Three outcomes are possible:
- the European Commission may proceed regardless and adopt the DPF Adequacy Decision;
- the DPF Decision may be further delayed for the EU and U.S. to consider and address the points raised by the EP Committee; or
- the European Commission may decide not to adopt the DPF Adequacy Decision.
It is unlikely that the EP Opinion will, on its own, cause the European Commission to elect not to adopt the DPF Adequacy Decision, and it is more likely that further negotiations will result – indeed this appears to be the intention of the EP Committee, which concluded EP Opinion by calling on the European Commission to "continue negotiations with its U.S. counterparts" to create a mechanism that ensures an adequate level of protection required under EU data protection law. It is noteworthy that the European Parliament similarly criticized the EU-U.S. Privacy Shield Framework in 2018 and called for the suspension of the Privacy Shield Framework unless the U.S. government complies with its requirements; however, the Privacy Shield Framework remained operational until its invalidation in Schrems II.

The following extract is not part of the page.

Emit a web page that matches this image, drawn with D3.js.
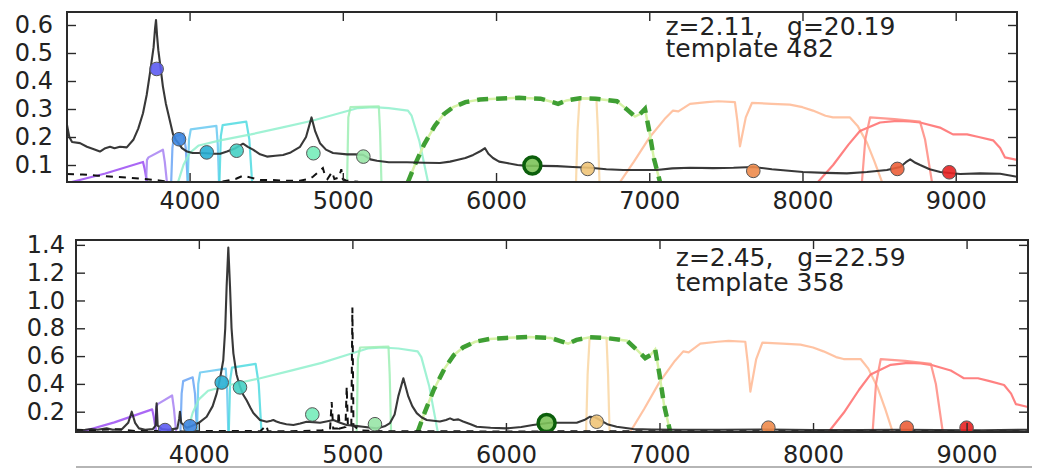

Should the DPF Adequacy Decision be adopted, it is likely that the DPF Adequacy Decision will be subject to legal challenges, particularly from privacy activists. The EP Opinion further justifies future legal challenges, particularly if the European Commission proceeds and adopts the DPF Adequacy Decision regardless of the EP Opinion's findings.
The European Data Protection Board, the independent EU body tasked with applying the GDPR consistently among EU member states (EDPB), is also expected to issue its own non-binding opinion in the coming weeks; it remains uncertain as to whether it will take a similar standpoint to the EP Opinion. If the EDPB's opinion similarly advises the European Commission against the adoption of the DPF Adequacy Decision, this may also present further considerations and challenges to its final adoption.